The year already runs hot. Too much red, orange, glare, or metallic shine tends to make the home feel more irritated — not more empowered.

2. Ignoring the entry

If your energy gateway is blocked, a lot of other effort just gets diluted.

3. Letting the center stay heavy

In fast years, this is one of the quickest ways to make the entire home feel mentally noisy.

4. Changing too much at once

A Fire Horse year rewards precision.
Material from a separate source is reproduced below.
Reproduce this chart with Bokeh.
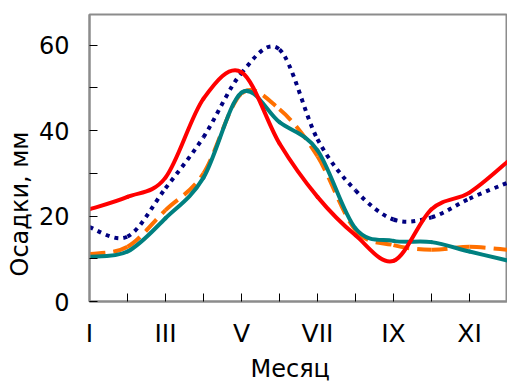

Not panic redesign.

A weekend-first version of this guide

If you only want one first round, use this order:

  1. clear the entry
  2. open the center
  3. calm the bedroom
  4. address the most obvious missing edge or corner
  5. clean up the workspace sightline

That's enough for many homes to feel noticeably more coherent.

How to combine a 2026 Chinese zodiac reading with real home adjustments

The most useful way to treat a 2026 Chinese zodiac reading isn't as a fixed label — it's as a priority cue.

For example:

  • if the reading points toward stability, start with the bedroom and center
  • if the reading points toward momentum, start with the entry and main activity zone

The annual reading tells you what the year leans toward. The layout tells you where that advice should actually land.

If you want sector timing next, continue with the 2026 Annual Flying Stars map. If you want the Chinese zodiac layer first, this is the cleaner next page: 2026 fan tai sui guide. If you want the personal element layer behind sleep and work zones, review the Day Master Five Elements Guide. If you want the 2026 personal timing version of that layer, open the 2026 Day Master Element Overview. If you want room-level remedy references before changing anything, keep the Flying Stars Cures & Activators nearby.

One last thing

A Fire Horse year isn't difficult because it's "too fiery." It's difficult because it exposes whatever in the home is already disordered, blocked, or over-stimulating.

And that's exactly why the best 2026 adjustments are rarely dramatic — they're specific. Once the entry, the center, and your main personal zone are steadier, the rest of the home becomes so much easier to work with.